5.4.2   sqre/infra/clean-locks

Manually triggered when an interrupted build leaves eups lock files behind. In most cases nowadays, eups locking should be disabled, meaning that this job should be unnecessary.

5.5   Release builds

These builds also publish doxygen output to doxygen.lsst.codes.

5.5.1   release/nightly-release

Nightly build (d_YYYY_MM_DD)

5.5.2   release/weekly-release

Weekly build (w_YYYY_WW)

5.5.3   release/official-release

Official release build (vNN)

5.6   Release build components

5.6.1   release/run-rebuild

Runs a complete build, unit tests, and default integration tests on the canonical platform (Linux). The build occurs in a directory that is reused from run to run. This means that the rubin-env environment is typically not identical to what would be newly installed.

5.6.2   release/run-publish

Publishes source packages, the release tag, and an environment file to the eups distribution server. The version number of the rubin-env environment is recorded. This environment file records the packages in rubin-env and any explicit constraints on them, but it does not give exact versions, as it is OS-independent and the exact packages are OS-dependent.

5.6.3   release/tarball

Builds binary tarballs from the source packages, copies them into a local “distribution server” directory, tests that binary installs work correctly, including running a minimal check, and publishes the distribution server directory to the cloud distribution server. The exact packages used for this build are recorded in an environment file on the eups distribution server. Note that these packages may differ from those used in the run-rebuild pipeline above, as newinstall.sh is used to create the environment each time.

Also note that both the “stack” directory in which the packages are installed and the “distribution server” directory are reused, so previously-built packages do not need to be rebuilt.

5.6.4   docker/build-stack

Builds the Science Pipelines Linux container from the binary tarballs, editing the result as described earlier.

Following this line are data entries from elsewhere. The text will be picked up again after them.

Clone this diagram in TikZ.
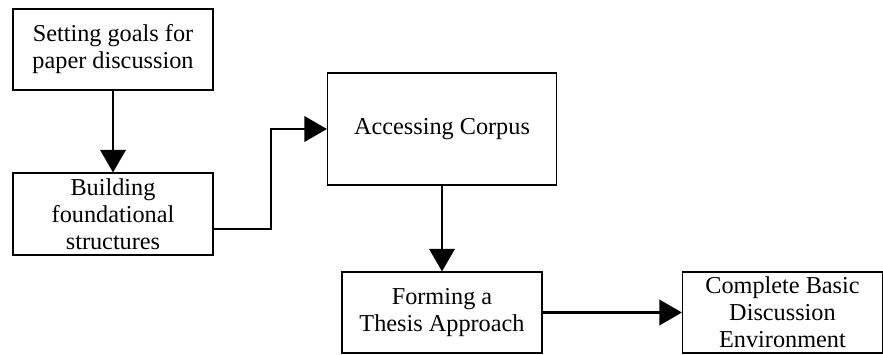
\documentclass[tikz,border=0pt]{standalone}
\usepackage{fontspec}
\setmainfont{Liberation Serif}
\usetikzlibrary{arrows.meta}
\tikzset{
  stagebox/.style={draw,line width=0.8pt,align=center,inner sep=1pt,font=\fontsize{18.2}{20.3}\selectfont},
  flow/.style={line width=2.2pt,-{Triangle[length=17pt,width=19pt]}}
}
\begin{document}
\begin{tikzpicture}[x=0.75pt,y=-0.75pt]
        \useasboundingbox (0,0) rectangle (883,354);
        % left column
        \node[stagebox,minimum width=150pt,minimum height=60.75pt] (goals) at (113,49.5) {Setting goals for\\paper discussion};
        \node[stagebox,minimum width=150pt,minimum height=61.5pt] (found) at (113,214) {Building\\foundational\\structures};
        % middle
        \node[stagebox,minimum width=171.75pt,minimum height=84pt] (corpus) at (442,129) {Accessing Corpus};
        \node[stagebox,minimum width=150pt,minimum height=60.75pt] (thesis) at (442,312.5) {Forming a\\Thesis Approach};
        % right
        \node[stagebox,minimum width=150pt,minimum height=60.75pt] (envir) at (782.5,312.5) {Complete Basic\\Discussion\\Environment};
        % connectors
        \draw[flow] (goals) -- (found);
        \draw[flow] (found.east |- 0,229) -| (271,129) -- (corpus.west);
        \draw[flow] (corpus) -- (thesis);
        \draw[flow] (thesis) -- (envir);
      \end{tikzpicture}
\end{document}
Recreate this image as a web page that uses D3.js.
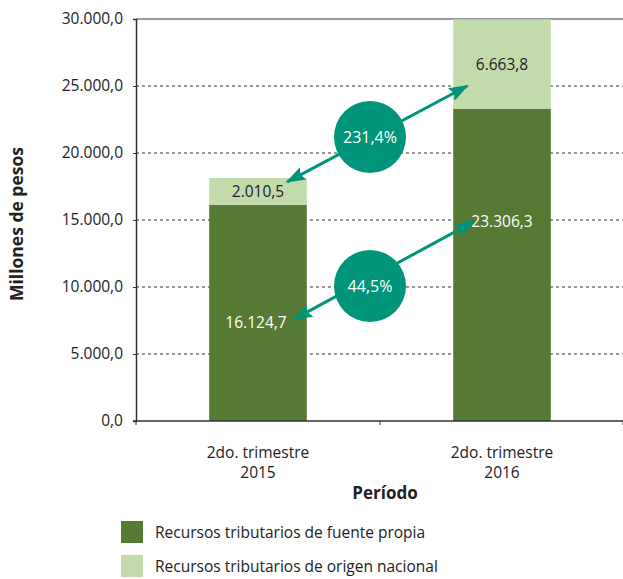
<!DOCTYPE html>
<html>
<head>
<meta charset="utf-8">
<script src="https://cdn.jsdelivr.net/npm/d3@7"></script>
<style>
  body { margin: 0; background: #fff; }
  text { font-family: "Open Sans", sans-serif; fill: #222; }
</style>
</head>
<body>
<div id="chart"></div>
<script>
// data
var periods = ["2do. trimestre|2015", "2do. trimestre|2016"];
var propia = [16124.7, 23306.3];
var nacional = [2010.5, 6663.8];
var propiaLabels = ["16.124,7", "23.306,3"];
var nacionalLabels = ["2.010,5", "6.663,8"];
var yTicks = [0, 5000, 10000, 15000, 20000, 25000, 30000];
var growth = ["231,4%", "44,5%"];
var seriesNames = ["Recursos tributarios de fuente propia", "Recursos tributarios de origen nacional"];

var width = 623, height = 579;
var plotLeft = 136, plotRight = 624, plotTop = 19, plotBottom = 421;
var darkGreen = "#557a33", lightGreen = "#c3dbab", teal = "#00957a";

var svg = d3.select("#chart").append("svg")
    .attr("width", width)
    .attr("height", height);

var x = d3.scaleBand()
    .domain(periods)
    .range([plotLeft, plotRight])
    .paddingInner(0.6)
    .paddingOuter(0.3);

var slot = d3.scaleBand().domain(periods).range([plotLeft, plotRight]);

var y = d3.scaleLinear().domain([0, 30000]).range([plotBottom, plotTop]);

var fmt = function(v) {
    return d3.format(",.1f")(v).replace(/,/g, "#").replace(".", ",").replace(/#/g, ".");
};

// gridlines
svg.append("g").selectAll("line")
    .data(yTicks.slice(1, -1))
    .enter().append("line")
    .attr("x1", plotLeft).attr("x2", plotRight)
    .attr("y1", function(d) { return y(d); })
    .attr("y2", function(d) { return y(d); })
    .attr("stroke", "#333")
    .attr("stroke-width", 1)
    .attr("stroke-dasharray", "3,3");

svg.append("line")
    .attr("x1", plotLeft).attr("x2", plotRight)
    .attr("y1", y(30000)).attr("y2", y(30000))
    .attr("stroke", "#7a7a7a").attr("stroke-width", 1.5);

// bars
var bars = svg.append("g");
bars.selectAll(".propia")
    .data(propia)
    .enter().append("rect")
    .attr("x", function(d, i) { return x(periods[i]); })
    .attr("y", function(d) { return y(d); })
    .attr("width", x.bandwidth())
    .attr("height", function(d) { return y(0) - y(d); })
    .attr("fill", darkGreen);

bars.selectAll(".nacional")
    .data(nacional)
    .enter().append("rect")
    .attr("x", function(d, i) { return x(periods[i]); })
    .attr("y", function(d, i) { return y(propia[i] + d); })
    .attr("width", x.bandwidth())
    .attr("height", function(d, i) { return y(propia[i]) - y(propia[i] + d); })
    .attr("fill", lightGreen);

// y axis
var yAxis = svg.append("g")
    .attr("transform", "translate(" + plotLeft + ",0)")
    .call(d3.axisLeft(y).tickValues(yTicks).tickFormat(fmt).tickSize(3).tickPadding(10));
yAxis.select(".domain").attr("stroke", "#333").attr("stroke-width", 1.5);
yAxis.selectAll("line").attr("stroke", "#333");
yAxis.selectAll("text").attr("font-size", 15.5).attr("font-family", "Open Sans").attr("fill", "#222");

// x axis line and ticks
svg.append("line")
    .attr("x1", plotLeft - 3).attr("x2", plotRight)
    .attr("y1", plotBottom).attr("y2", plotBottom)
    .attr("stroke", "#333").attr("stroke-width", 1.5);
svg.append("g").selectAll("line")
    .data([plotLeft, slot(periods[1]), plotRight - 1])
    .enter().append("line")
    .attr("x1", function(d) { return d; }).attr("x2", function(d) { return d; })
    .attr("y1", plotBottom).attr("y2", plotBottom + 4)
    .attr("stroke", "#333");

// category labels
var cat = svg.append("g").selectAll("text")
    .data(periods)
    .enter().append("text")
    .attr("text-anchor", "middle")
    .attr("font-size", 15.5);
cat.each(function(d) {
    var parts = d.split("|");
    var t = d3.select(this);
    parts.forEach(function(p, k) {
        t.append("tspan")
            .attr("x", x(d) + x.bandwidth() / 2)
            .attr("y", 458 + k * 20)
            .text(p);
    });
});

// axis titles
svg.append("text")
    .attr("x", slot(periods[1]) + 5).attr("y", 499)
    .attr("text-anchor", "middle")
    .attr("font-size", 17).attr("font-weight", "bold")
    .text("Período");

svg.append("text")
    .attr("transform", "translate(23," + 224 + ") rotate(-90)")
    .attr("text-anchor", "middle")
    .attr("font-size", 17.5).attr("font-weight", "bold")
    .text("Millones de pesos");

// value labels
svg.append("g").selectAll("text")
    .data(nacional)
    .enter().append("text")
    .attr("x", function(d, i) { return x(periods[i]) + x.bandwidth() / 2; })
    .attr("y", function(d, i) { return y(propia[i] + d / 2) + 6; })
    .attr("text-anchor", "middle")
    .attr("font-size", 15.5)
    .text(function(d, i) { return nacionalLabels[i]; });

var innerPos = [0.46, 0.64];
svg.append("g").selectAll("text")
    .data(propia)
    .enter().append("text")
    .attr("x", function(d, i) { return x(periods[i]) + x.bandwidth() / 2 - (i === 0 ? 2 : 0); })
    .attr("y", function(d, i) { return y(d * innerPos[i]) + 6; })
    .attr("text-anchor", "middle")
    .attr("font-size", 15.5)
    .style("fill", "#fff")
    .text(function(d, i) { return propiaLabels[i]; });

// arrows
var defs = svg.append("defs");
defs.append("marker")
    .attr("id", "head")
    .attr("viewBox", "0 0 20 14")
    .attr("refX", 18).attr("refY", 7)
    .attr("markerUnits", "userSpaceOnUse")
    .attr("markerWidth", 20).attr("markerHeight", 14)
    .attr("orient", "auto-start-reverse")
    .append("path")
    .attr("d", "M0,0 L20,7 L0,14 L3,7 Z")
    .attr("fill", teal);

var b1 = x(periods[0]), b2 = x(periods[1]), bw = x.bandwidth();
var arrows = [
    { x1: b1 + bw * 0.8, y1: y(17850), x2: b2 + 14, y2: y(25000), cy: 21200 },
    { x1: b1 + bw * 0.87, y1: y(7600), x2: b2 + 21, y2: y(14900), cy: 10070 }
];
svg.append("g").selectAll("line")
    .data(arrows)
    .enter().append("line")
    .attr("x1", function(d) { return d.x1; }).attr("y1", function(d) { return d.y1; })
    .attr("x2", function(d) { return d.x2; }).attr("y2", function(d) { return d.y2; })
    .attr("stroke", teal).attr("stroke-width", 3)
    .attr("marker-start", "url(#head)")
    .attr("marker-end", "url(#head)");

var bubbles = svg.append("g").selectAll("g")
    .data(arrows)
    .enter().append("g")
    .attr("transform", function(d) { return "translate(" + (slot(periods[1]) - 10) + "," + y(d.cy) + ")"; });
bubbles.append("circle").attr("r", 36).attr("fill", teal);
bubbles.append("text")
    .attr("text-anchor", "middle")
    .attr("y", 6)
    .attr("font-size", 16)
    .style("fill", "#fff")
    .text(function(d, i) { return growth[i]; });

// legend
var legend = svg.append("g").selectAll("g")
    .data(seriesNames)
    .enter().append("g")
    .attr("transform", function(d, i) { return "translate(121," + (521 + i * 34) + ")"; });
legend.append("rect")
    .attr("width", 22).attr("height", 22)
    .attr("fill", function(d, i) { return i === 0 ? darkGreen : lightGreen; });
legend.append("text")
    .attr("x", 34).attr("y", 17)
    .attr("font-size", 15.5)
    .text(function(d) { return d; });
</script>
</body>
</html>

5.7   Triggered post-release jobs

5.7.1   sqre/infra/documenteer

Builds and publishes an edition of the pipelines.lsst.io website based on the centos Science Pipelines container.

5.7.2   scipipe/ap_verify

Runs ap_verify code from the centos Science Pipelines container on test datasets, publishing metrics to SQuaSH.

5.7.3   sqre/verify_drp_metrics

Runs faro code from the centos Science Pipelines container on test datasets, publishing metrics to SQuaSH.